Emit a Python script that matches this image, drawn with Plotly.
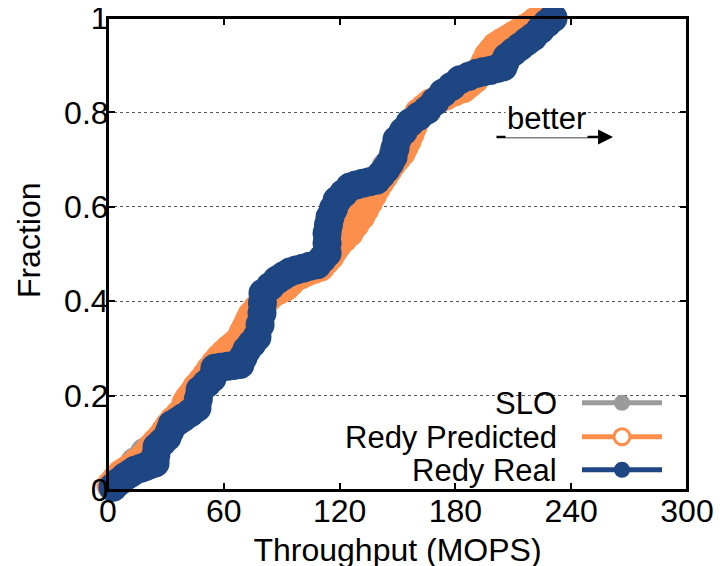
import plotly.graph_objects as go

# throughput CDF values (MOPS, fraction)
slo_x = [2.0, 8.0, 14.0, 19.0, 25.0, 30.0, 35.0, 41.0, 46.0, 51.0, 55.0, 62.0, 68.0, 73.0,
         77.0, 80.0, 85.0, 92.0, 100.0, 108.0, 113.0, 115.0, 118.0, 123.0, 130.0, 138.0,
         144.0, 148.0, 152.0, 158.0, 165.0, 173.0, 181.0, 189.0, 196.0, 203.0, 210.0,
         217.0, 223.0, 228.0]
slo_y = [0.008, 0.030, 0.060, 0.080, 0.100, 0.125, 0.150, 0.170, 0.200, 0.230, 0.255, 0.275,
         0.290, 0.315, 0.345, 0.390, 0.425, 0.450, 0.465, 0.475, 0.500, 0.540, 0.580, 0.615,
         0.640, 0.655, 0.685, 0.715, 0.750, 0.780, 0.805, 0.835, 0.860, 0.880, 0.895, 0.915,
         0.935, 0.955, 0.975, 1.000]

pred_x = [1.5, 4.0, 7.0, 10.0, 12.5, 15.0, 18.0, 20.5, 22.5, 25.0, 27.5, 29.5, 31.5, 34.0,
          37.0, 39.5, 40.5, 42.0, 44.0, 46.0, 48.5, 51.0, 53.0, 55.5, 58.0, 60.5, 63.0, 66.0,
          68.5, 70.0, 71.5, 73.0, 74.5, 77.0, 79.5, 82.5, 85.0, 88.5, 92.0, 94.5, 97.0, 100.0,
          103.0, 106.5, 110.0, 112.5, 115.0, 117.0, 119.0, 122.0, 125.0, 128.0, 131.0, 133.0,
          135.0, 137.0, 139.0, 141.0, 143.0, 145.0, 147.0, 149.5, 152.0, 153.5, 155.0, 156.5,
          158.0, 159.5, 161.0, 164.0, 167.0, 171.0, 175.0, 179.5, 184.0, 187.0, 190.0, 192.0,
          194.0, 195.5, 197.0, 199.0, 201.0, 204.0, 207.0, 210.0, 213.0, 216.0, 219.0, 221.5,
          224.0]
pred_y = [0.010, 0.022, 0.035, 0.043, 0.050, 0.059, 0.068, 0.079, 0.090, 0.101, 0.112, 0.123,
          0.135, 0.148, 0.160, 0.172, 0.185, 0.195, 0.205, 0.218, 0.230, 0.243, 0.255, 0.268,
          0.280, 0.290, 0.300, 0.310, 0.320, 0.333, 0.345, 0.358, 0.370, 0.383, 0.395, 0.405,
          0.415, 0.423, 0.430, 0.440, 0.450, 0.456, 0.462, 0.467, 0.472, 0.484, 0.495, 0.508,
          0.520, 0.533, 0.545, 0.563, 0.580, 0.595, 0.610, 0.625, 0.640, 0.653, 0.665, 0.678,
          0.690, 0.703, 0.715, 0.728, 0.740, 0.755, 0.770, 0.785, 0.800, 0.810, 0.820, 0.828,
          0.835, 0.843, 0.850, 0.860, 0.870, 0.883, 0.895, 0.908, 0.920, 0.930, 0.940, 0.948,
          0.955, 0.963, 0.970, 0.978, 0.985, 0.993, 1.000]

real_x = [2.6, 5.5, 8.8, 11.5, 14.0, 17.0, 19.5, 22.0, 24.4, 24.8, 25.4, 28.0, 30.6, 32.0,
          33.2, 36.0, 38.9, 42.5, 46.1, 46.8, 47.7, 51.0, 53.9, 55.4, 58.5, 62.0, 65.0, 68.4,
          70.0, 72.0, 74.5, 77.2, 78.8, 79.8, 80.0, 80.3, 84.0, 87.6, 91.0, 94.3, 97.5, 101.0,
          104.5, 108.3, 111.0, 113.5, 113.5, 113.5, 114.2, 115.0, 116.8, 118.7, 122.0, 125.4,
          128.5, 132.0, 135.5, 139.0, 141.5, 144.0, 146.0, 147.7, 148.7, 149.7, 153.0, 156.5,
          161.0, 165.3, 169.5, 173.6, 178.0, 182.4, 186.8, 191.2, 194.5, 198.0, 201.5, 204.7,
          205.7, 206.7, 210.0, 213.5, 217.0, 220.2, 224.0, 227.5, 230.6]
real_y = [0.006, 0.017, 0.028, 0.035, 0.042, 0.046, 0.050, 0.054, 0.057, 0.074, 0.091, 0.101,
          0.112, 0.125, 0.138, 0.145, 0.153, 0.163, 0.174, 0.193, 0.212, 0.225, 0.237, 0.258,
          0.260, 0.262, 0.264, 0.266, 0.281, 0.297, 0.310, 0.324, 0.350, 0.375, 0.396, 0.417,
          0.431, 0.445, 0.454, 0.462, 0.466, 0.470, 0.474, 0.477, 0.490, 0.502, 0.523, 0.544,
          0.561, 0.578, 0.596, 0.614, 0.628, 0.642, 0.646, 0.650, 0.653, 0.656, 0.668, 0.680,
          0.693, 0.706, 0.724, 0.742, 0.760, 0.778, 0.792, 0.805, 0.823, 0.841, 0.855, 0.869,
          0.876, 0.883, 0.886, 0.889, 0.893, 0.896, 0.907, 0.917, 0.928, 0.939, 0.950, 0.960,
          0.975, 0.989, 1.000]

series_names = ["SLO", "Redy Predicted", "Redy Real"]
x_ticks = [0, 60, 120, 180, 240, 300]
y_ticks = [0, 0.2, 0.4, 0.6, 0.8, 1]

gray = "#9b9b9b"
orange = "#fd8f4c"
blue = "#1d4682"
font = "Liberation Sans, Arial, sans-serif"

fig = go.Figure()

# the curves themselves (legend samples added separately below)
fig.add_trace(go.Scatter(x=slo_x, y=slo_y, mode="lines+markers", showlegend=False, cliponaxis=False,
                         line=dict(color=gray, width=5),
                         marker=dict(symbol="circle", size=29, color=gray)))
fig.add_trace(go.Scatter(x=pred_x, y=pred_y, mode="lines+markers", showlegend=False, cliponaxis=False,
                         line=dict(color=orange, width=5),
                         marker=dict(symbol="circle", size=29, color=orange)))
fig.add_trace(go.Scatter(x=real_x, y=real_y, mode="lines+markers", showlegend=False, cliponaxis=False,
                         line=dict(color=blue, width=5),
                         marker=dict(symbol="circle", size=29, color=blue)))

# key: one small legend per row, names written on the left like gnuplot does
styles = [
    dict(symbol="circle", color=gray),
    dict(symbol="circle", color="white", line=dict(width=3, color=orange)),
    dict(symbol="circle", color=blue),
]
line_cols = [gray, orange, blue]
rows = [0.184, 0.112, 0.042]
legend_ids = ["legend", "legend2", "legend3"]
for i in range(3):
    fig.add_trace(go.Scatter(x=[None], y=[None], mode="lines+markers", name="",
                             legend=legend_ids[i],
                             line=dict(color=line_cols[i], width=5),
                             marker=dict(size=16, **styles[i])))
    fig.add_annotation(x=0.779, y=rows[i], xref="paper", yref="paper", text=series_names[i],
                       showarrow=False, xanchor="right", yanchor="middle",
                       font=dict(size=31, color="black"))
    fig.update_layout({legend_ids[i]: dict(x=0.810, y=rows[i], xanchor="left", yanchor="middle",
                                           bgcolor="rgba(0,0,0,0)", itemwidth=80,
                                           font=dict(size=24))})

# white box behind the key so the 0.2 grid line stops there
fig.add_shape(type="rect", xref="paper", yref="paper", x0=0.34, x1=0.99, y0=0.01, y1=0.233,
              fillcolor="white", line=dict(width=0), layer="between")
# plot frame drawn over the points (gnuplot border)
fig.add_shape(type="rect", xref="paper", yref="paper", x0=0, x1=1, y0=0, y1=1,
              line=dict(color="black", width=2), layer="above")

# "better" arrow
fig.add_annotation(x=261.7, y=0.748, ax=200.5, ay=0.748, axref="x", ayref="y", text="",
                   showarrow=True, arrowhead=2, arrowsize=1.2, arrowwidth=2.5, arrowcolor="black")
fig.add_annotation(x=227.2, y=0.788, text="better", showarrow=False, bgcolor="white",
                   font=dict(size=31, color="black"))

# y title a bit above the middle, as in the original
fig.add_annotation(x=-0.136, y=0.53, xref="paper", yref="paper", text="Fraction", textangle=-90,
                   showarrow=False, xanchor="center", yanchor="middle", font=dict(size=32))

# page body has an 8px margin, so margins are shifted to keep the frame in place
fig.update_layout(
    width=723, height=566,
    margin=dict(l=100, r=44, t=10, b=84, autoexpand=False),
    plot_bgcolor="white", paper_bgcolor="white",
    font=dict(family=font, size=31, color="black"),
    showlegend=True,
)
fig.update_xaxes(range=[0, 300], tickvals=x_ticks, ticks="inside", ticklen=7, tickwidth=1.5,
                 tickcolor="black", showline=True, linewidth=2, linecolor="black", mirror="ticks",
                 showgrid=False, zeroline=False, automargin=False, tickfont=dict(size=32),
                 ticklabelstandoff=-8, ticklabeloverflow="allow",
                 title=dict(text="Throughput (MOPS)", standoff=10, font=dict(size=32)))
fig.update_yaxes(range=[0, 1], tickvals=y_ticks, ticks="inside", ticklen=7, tickwidth=1.5,
                 tickcolor="black", showline=True, linewidth=2, linecolor="black", mirror="ticks",
                 showgrid=True, gridcolor="#555555", griddash="dot", gridwidth=1, zeroline=False,
                 automargin=False, tickfont=dict(size=32), ticklabelstandoff=-9,
                 ticklabeloverflow="allow")

fig.write_html("out.html")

SHORT TASK: Transcribe the opening line of the listing above, please, and every line after it through the line with "import plotly.graph_objects as go", word for word, without pictures.

REPLY TO THE TASK:
Emit a Python script that matches this image, drawn with Plotly.
import plotly.graph_objects as go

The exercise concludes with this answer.